Kinetic Study of the Reactions PO + O2 and PO2 + O3 and Spectroscopy of the PO Radical

Abstract

The kinetics of the reactions of PO with O₂ and PO₂ with O₃ were studied at temperatures ranging from ∼190 to 340 K, using a pulsed laser photolysis-laser induced fluorescence technique. For the reaction of PO + O₂, there is evidence of both a two- and three-body exit channel, producing PO₂ + O and PO₃, respectively. Potential energy surfaces of both the PO + O₂ and PO₂ + O₃ systems were calculated using electronic structure theory and combined with RRKM calculations to explain the observed pressure and temperature dependences.

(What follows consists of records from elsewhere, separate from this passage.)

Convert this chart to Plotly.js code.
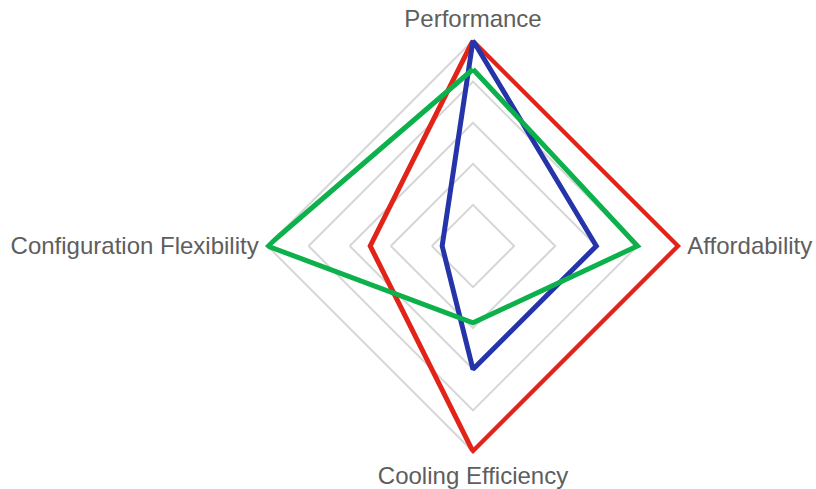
<!DOCTYPE html>
<html>
<head>
<meta charset="utf-8">
<script src="https://cdn.plot.ly/plotly-3.0.1.min.js"></script>
<style>html,body{margin:0;padding:0;background:#fff;}#chart{width:816px;height:489px;}</style>
</head>
<body>
<div id="chart"></div>
<script>
const categories = ["Performance", "Affordability", "Cooling Efficiency", "Configuration Flexibility"];
const redValues = [5, 5, 5, 2.5];
const blueValues = [5, 3, 3, 0.75];
const greenValues = [4.3, 4, 1.87, 5];
const seriesNames = ["Series A", "Series B", "Series C"];
const seriesColors = ["#e2231a", "#2534a8", "#0db14b"];

function closeLoop(arr) { return arr.concat([arr[0]]); }

const allSeries = [redValues, blueValues, greenValues];
const traces = allSeries.map((vals, i) => ({
  type: "scatterpolar",
  r: closeLoop(vals),
  theta: closeLoop(categories),
  mode: "lines",
  name: seriesNames[i],
  cliponaxis: false,
  line: { color: seriesColors[i], width: 5 },
  hoverinfo: "skip"
}));

const layout = {
  width: 816,
  height: 489,
  margin: { l: 140, r: 10, t: 38, b: 35 },
  paper_bgcolor: "#ffffff",
  plot_bgcolor: "#ffffff",
  showlegend: false,
  font: { family: "Liberation Sans, Arial, sans-serif", color: "#5e5e5e", size: 24 },
  polar: {
    bgcolor: "#ffffff",
    gridshape: "linear",
    domain: { x: [0, 1], y: [0, 1] },
    radialaxis: {
      range: [0, 5.06],
      tickvals: [1, 2, 3, 4, 5],
      showticklabels: false,
      ticks: "",
      showline: false,
      gridcolor: "#d6d6d6",
      gridwidth: 2
    },
    angularaxis: {
      direction: "clockwise",
      rotation: 90,
      showline: false,
      ticks: "outside",
      ticklen: 1,
      tickcolor: "rgba(0,0,0,0)",
      showgrid: false,
      tickfont: { size: 24, color: "#5e5e5e" }
    }
  }
};

Plotly.newPlot("chart", traces, layout, { displayModeBar: false, staticPlot: true });
</script>
</body>
</html>
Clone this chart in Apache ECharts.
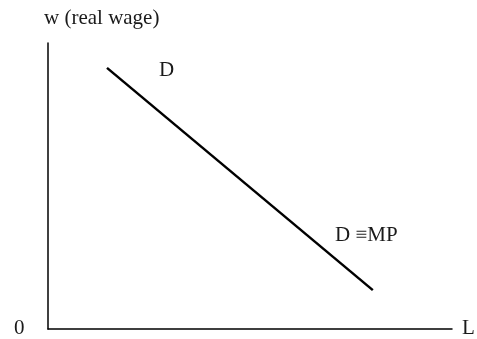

For PO + O₂, at pressures typical of a planetary upper atmosphere where meteoric ablation of P will occur, the reaction is effectively pressure independent with a yield of PO₂ + O of >99%; the rate coefficient can be expressed by log₁₀(k, 120-500 K, cm³ molecule^-1 s^-1) = -13.915 + 2.470 log₁₀(T) - 0.5020(log₁₀(T))², with an uncertainty of ±10% over the experimental temperature range (191-339 K). With increasing pressure, the yield of PO₃ increases, reaching ∼90% at a pressure of 1 atm and T = 300 K. For PO₂ + O₃, k(188-339 K) = 3.7 × 10^-11 exp^(-1131/T) cm³ molecule^-1 s^-1, with an uncertainty of ±26% over the stated temperature range. Laser-induced fluorescence spectra of PO over the wavelength range 245-248 nm were collected and simulated using pgopher to obtain new spectroscopic constants for the ground and v = 1 vibrational levels of the X²Π and A²Σ⁺ states of PO.